Wednesday, 24 March 2010

From OBO to CABU - the evolution of a concept

In the 1970's (well - lets just say before the Oil Companies invented Vetting Inspectors) a ship design was developed which combined the bulk carrier and oil tanker - the OBO. The OBO was the Ship owners dream, able to carry oil on one voyage and then bulk on the backhaul. The fact that many of these vessels (and their crews) came to a premature end was due to hydrovcarbon gas-generated explosions on the bulk voyage. The 'Berge Istra' literally steamed to the bottom with almost all her crew after a double bottom explosion.
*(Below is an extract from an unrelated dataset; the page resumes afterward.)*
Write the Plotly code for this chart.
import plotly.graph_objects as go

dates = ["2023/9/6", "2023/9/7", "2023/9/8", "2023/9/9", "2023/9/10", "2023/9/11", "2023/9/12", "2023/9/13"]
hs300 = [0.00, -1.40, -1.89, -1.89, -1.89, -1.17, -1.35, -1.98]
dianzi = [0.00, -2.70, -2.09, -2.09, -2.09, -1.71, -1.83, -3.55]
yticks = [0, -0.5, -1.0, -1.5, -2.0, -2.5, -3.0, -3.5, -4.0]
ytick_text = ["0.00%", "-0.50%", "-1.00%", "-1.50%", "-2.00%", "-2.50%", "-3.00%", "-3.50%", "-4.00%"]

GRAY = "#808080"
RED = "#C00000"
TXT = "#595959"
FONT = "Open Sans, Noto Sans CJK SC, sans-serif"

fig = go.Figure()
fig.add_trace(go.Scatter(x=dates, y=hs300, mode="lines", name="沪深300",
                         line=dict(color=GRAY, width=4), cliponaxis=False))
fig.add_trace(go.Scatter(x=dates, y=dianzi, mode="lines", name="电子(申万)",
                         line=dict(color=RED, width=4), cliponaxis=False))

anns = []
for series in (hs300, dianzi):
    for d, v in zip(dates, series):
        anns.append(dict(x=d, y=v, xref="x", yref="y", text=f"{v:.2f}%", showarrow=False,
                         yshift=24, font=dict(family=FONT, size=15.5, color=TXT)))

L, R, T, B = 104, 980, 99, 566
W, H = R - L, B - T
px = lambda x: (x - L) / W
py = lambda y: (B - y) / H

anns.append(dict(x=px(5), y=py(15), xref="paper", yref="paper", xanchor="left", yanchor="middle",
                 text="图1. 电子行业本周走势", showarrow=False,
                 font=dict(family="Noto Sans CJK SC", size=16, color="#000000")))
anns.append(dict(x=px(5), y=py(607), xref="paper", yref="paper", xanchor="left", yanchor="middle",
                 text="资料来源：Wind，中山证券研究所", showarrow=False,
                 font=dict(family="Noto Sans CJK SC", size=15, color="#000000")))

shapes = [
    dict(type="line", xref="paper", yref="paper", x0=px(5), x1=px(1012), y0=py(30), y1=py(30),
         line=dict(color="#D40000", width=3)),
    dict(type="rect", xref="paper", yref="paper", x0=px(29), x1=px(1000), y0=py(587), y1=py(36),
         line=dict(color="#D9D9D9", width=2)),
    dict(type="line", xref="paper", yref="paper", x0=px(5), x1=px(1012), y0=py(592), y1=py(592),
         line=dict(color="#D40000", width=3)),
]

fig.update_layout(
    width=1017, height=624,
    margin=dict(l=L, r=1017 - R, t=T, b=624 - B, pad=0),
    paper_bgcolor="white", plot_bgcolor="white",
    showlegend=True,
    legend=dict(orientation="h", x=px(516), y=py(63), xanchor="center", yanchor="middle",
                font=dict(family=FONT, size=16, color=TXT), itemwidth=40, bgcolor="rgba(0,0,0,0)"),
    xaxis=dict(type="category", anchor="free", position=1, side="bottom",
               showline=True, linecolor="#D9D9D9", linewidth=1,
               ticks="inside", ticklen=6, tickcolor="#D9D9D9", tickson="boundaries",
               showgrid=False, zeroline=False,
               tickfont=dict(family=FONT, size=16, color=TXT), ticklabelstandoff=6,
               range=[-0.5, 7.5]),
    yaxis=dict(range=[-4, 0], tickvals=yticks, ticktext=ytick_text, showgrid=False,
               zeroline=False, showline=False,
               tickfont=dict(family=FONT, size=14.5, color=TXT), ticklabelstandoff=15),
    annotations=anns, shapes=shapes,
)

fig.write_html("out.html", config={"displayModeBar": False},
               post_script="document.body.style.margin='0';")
The only survivors were two crewman painting on the foredeck and who witnessed (and survived) the spectre of their 227,000 DWT home disappearing beneath their feet.

As OBO's fell out of favour, it appeared that their brief summer would end on the scrapping beaches. Then in the early 1980's the concept was recreated but in a form of a smaller Panamax hull - the PROBO. The PROBO was developed with full width box-shaped which could carry containers, dry bulk and oil. The class had two gantry-mounted cranes for unitised cargo as well as handling the pontoon hatches. Nine of these vessels were built by Hyundai between 1985 and 1989, and continue to trade today.
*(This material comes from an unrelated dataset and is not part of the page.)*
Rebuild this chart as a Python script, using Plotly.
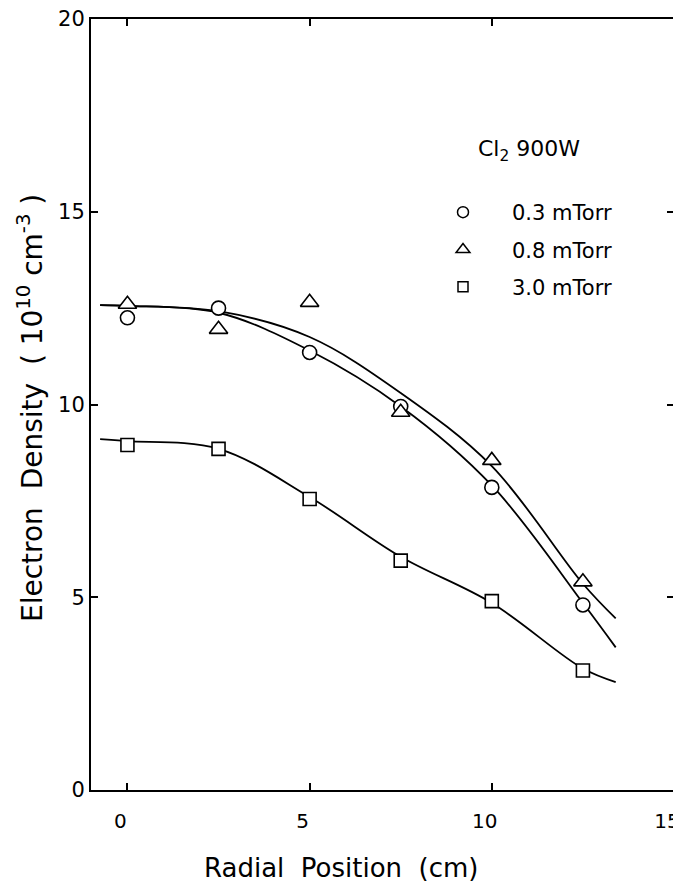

Oil company vetting policies made alternate trading in dry and wet difficult, and so some of the vessels switched into caustic soda which didn't require Oil Major vetting approvals. Two-way trades developed lifting caustic soda from the Arabian Gulf or North Asia to Australia, and then alumina back. The dry bulk boom of the 2000's drove most of the PROBO's out of wet trading even though they were far from ideal with their box shaped holds.

With the PROBO fleet ageing but with an ongoing niche in the market, Norwegian owner Torvold Klaveness developed the CABU with Oshima Shipbuilding of Japan. The CABU (CAusic BUlk) took the best and most profitable characteristics of the PROBO. No container or unitised cargo capability, or cargo handling gear. The vessels are basically a 7 hold Panamax in which 3 holds (2, 4 and 6) are coated for caustic and equiped with FRAMO deepwell cargo pumps. In bulk carrier configuration, the CABU can load about 65,000 tonnes of heavy ore or coal or as a tanker about 60,000 tonnes of caustic.

So from a concept to miminise ballasting and maximise freight paying tonne-miles, the OBO has evolved from a a problem child into the relatively safe dry and caustic bulk carrier occupying a niche market for the alumina refining industry. With the new Combined Structural Rules (CSR), the CABU design will need to evolve further to incorporate a raised foc's'le head and heavier hatch scantlings. The CABU has given the OBO a new lease of life, but one which is a world away from to original oil and ore carriers on which they were based.